Friday, October 06, 2023

Lincoln and Stanton

Edwin M. Stanton was a complex and driven man — who combined the moral certainty of an Old Testament prophet with the compulsion of a crusader: He served his country without fail during the Civil War as Secretary of War in Abraham Lincoln's cabinet. “His abilities were great and they were combative abilities. Whether because of his timidity, his ambition, or his fierce nervous ardor, he battled savagely,” wrote historian Allan Nevins, who noted that Stanton “had been a stubborn champion of the Union in the darkest months of its history. He had dealt with treason and stratagem without mercy. His patriotism was of the most unflinching kind.”

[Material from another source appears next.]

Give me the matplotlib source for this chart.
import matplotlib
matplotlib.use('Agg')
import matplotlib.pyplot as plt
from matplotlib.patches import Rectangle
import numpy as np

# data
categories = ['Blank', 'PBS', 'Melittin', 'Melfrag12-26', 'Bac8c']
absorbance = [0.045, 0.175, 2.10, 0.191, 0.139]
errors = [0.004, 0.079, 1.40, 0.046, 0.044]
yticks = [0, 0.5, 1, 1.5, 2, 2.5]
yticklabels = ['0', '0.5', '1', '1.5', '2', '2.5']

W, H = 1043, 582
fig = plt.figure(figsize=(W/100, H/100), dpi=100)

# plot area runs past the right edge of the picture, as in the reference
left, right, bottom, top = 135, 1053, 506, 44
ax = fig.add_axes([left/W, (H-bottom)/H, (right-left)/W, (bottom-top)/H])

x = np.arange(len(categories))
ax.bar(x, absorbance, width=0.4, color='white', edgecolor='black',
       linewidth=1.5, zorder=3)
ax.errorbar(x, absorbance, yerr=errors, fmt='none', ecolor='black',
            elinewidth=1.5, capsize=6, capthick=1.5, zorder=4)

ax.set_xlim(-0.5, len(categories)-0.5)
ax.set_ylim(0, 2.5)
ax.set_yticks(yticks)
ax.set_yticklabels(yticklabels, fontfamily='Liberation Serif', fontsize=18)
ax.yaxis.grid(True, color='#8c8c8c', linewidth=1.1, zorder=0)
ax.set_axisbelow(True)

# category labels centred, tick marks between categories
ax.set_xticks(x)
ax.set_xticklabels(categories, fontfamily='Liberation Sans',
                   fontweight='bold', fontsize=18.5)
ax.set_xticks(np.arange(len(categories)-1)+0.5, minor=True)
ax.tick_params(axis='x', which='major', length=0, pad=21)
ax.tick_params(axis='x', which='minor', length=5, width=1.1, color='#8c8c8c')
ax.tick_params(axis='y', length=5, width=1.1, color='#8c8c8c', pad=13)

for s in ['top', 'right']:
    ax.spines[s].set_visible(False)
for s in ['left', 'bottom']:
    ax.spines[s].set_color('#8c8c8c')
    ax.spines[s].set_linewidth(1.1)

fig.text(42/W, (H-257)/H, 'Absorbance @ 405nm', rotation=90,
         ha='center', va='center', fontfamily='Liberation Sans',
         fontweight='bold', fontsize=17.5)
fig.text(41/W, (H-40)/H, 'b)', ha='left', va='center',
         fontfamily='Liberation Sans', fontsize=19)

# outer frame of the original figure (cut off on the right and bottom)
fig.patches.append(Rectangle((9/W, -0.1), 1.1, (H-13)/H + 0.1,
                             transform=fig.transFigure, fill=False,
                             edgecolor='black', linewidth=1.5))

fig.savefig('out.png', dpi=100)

Fellow Lincoln cabinet member John Palmer Usher later wrote that Stanton “. . . was devoted to the cause he was striving to serve and gave all his energies to it. Night after night he remained in his office until a late hour and sometimes until daylight; not infrequently would his carriage be found standing at the door waiting for him when daylight came.” Stanton aide Albert E. H. Johnson recalled: “While President Lincoln in everything he did or said was to one purpose, the exercise of power within the scope of the constitution, Mr. Stanton was for saving the Union whether the constitution was saved or not, since war with him could brook no hampering or limiting bounds, and as he said, to save the constitution at the expense of the Union, would only result in destroying both. This point of view also greatly illustrated one of the many differences between the two men, Lincoln, having a heart greater than his head — the other, Stanton, having a head greater than his heart."

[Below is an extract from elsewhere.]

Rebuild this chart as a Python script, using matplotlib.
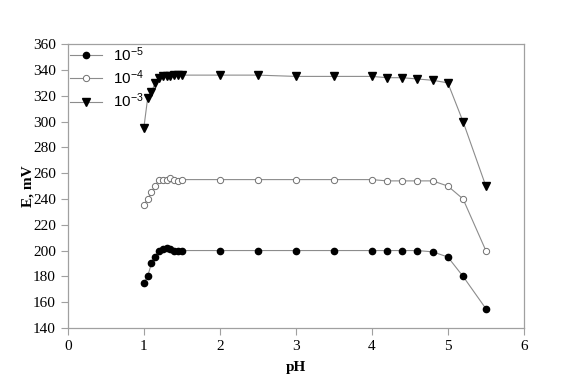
import numpy as np
import matplotlib.pyplot as plt

ph = [1.0, 1.05, 1.1, 1.15, 1.2, 1.25, 1.3, 1.35, 1.4, 1.45, 1.5,
      2.0, 2.5, 3.0, 3.5, 4.0, 4.2, 4.4, 4.6, 4.8, 5.0, 5.2, 5.5]
e_1e5 = [175, 180, 190, 195, 200, 201, 202, 201, 200, 200, 200,
         200, 200, 200, 200, 200, 200, 200, 200, 199, 195, 180, 155]
e_1e4 = [235, 240, 245, 250, 255, 255, 255, 256, 255, 254, 255,
         255, 255, 255, 255, 255, 254, 254, 254, 254, 250, 240, 200]
e_1e3 = [295, 318, 323, 330, 334, 335, 335, 335, 336, 336, 336,
         336, 336, 335, 335, 335, 334, 334, 333, 332, 330, 300, 250]

plt.rcParams['font.family'] = 'Liberation Serif'
plt.rcParams['mathtext.default'] = 'regular'

fig = plt.figure(figsize=(5.7, 3.84), dpi=100)
ax = fig.add_axes([0.119, 0.146, 0.800, 0.739])

line_col = '#8c8c8c'
ax.plot(ph, e_1e5, color=line_col, lw=0.8, marker='o', ms=4.5,
        mfc='black', mec='black', label='10$^{-5}$')
ax.plot(ph, e_1e4, color=line_col, lw=0.8, marker='o', ms=4.5,
        mfc='white', mec='#707070', mew=0.7, label='10$^{-4}$')
ax.plot(ph, e_1e3, color=line_col, lw=0.8, marker='v', ms=5.5,
        mfc='black', mec='black', label='10$^{-3}$')

ax.set_xlim(0, 6)
ax.set_ylim(140, 360)
ax.set_xticks(range(0, 7))
ax.set_yticks(range(140, 361, 20))

for s in ax.spines.values():
    s.set_color('#a0a0a0')
    s.set_linewidth(0.9)
ax.tick_params(direction='out', length=5, color='#a0a0a0', labelsize=11)

ax.set_xlabel('pH', fontweight='bold', fontsize=11, labelpad=6)
ax.set_ylabel('E, mV', fontweight='bold', fontsize=11, labelpad=-1)

leg = ax.legend(loc='upper left', frameon=False, handlelength=2.1,
                prop={'family': 'Liberation Sans', 'size': 11},
                borderaxespad=0.0, borderpad=0.05, labelspacing=0.3,
                handletextpad=0.7, bbox_to_anchor=(0.003, 1.0))

plt.savefig('out.png', dpi=100)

The Lincoln-Stanton partnership was an awkward one. “No two men were ever more utterly and irreconcilably unlike,” one of Stanton’s aides recalled decades after the Civil War. Historian Doris Kearns Goodwin wrote: “The secretiveness which Lincoln wholly lacked, Stanton had in marked degree; the charity which Stanton could not feel, coursed from every pore in Lincoln. Lincoln was for giving a wayward subordinate seventy times seven chances to repair his errors; Stanton was for either forcing him to obey or cutting off his head without more ado. Lincoln was as calm and unruffled as the summer sea in moment of the gravest peril.; Stanton would lash himself into a fury over the same condition of things. Stanton would take hardships with a groan. Lincoln would find a funny story to fit them. Stanton was all dignity and sternness, Lincoln all simplicity and good nature.”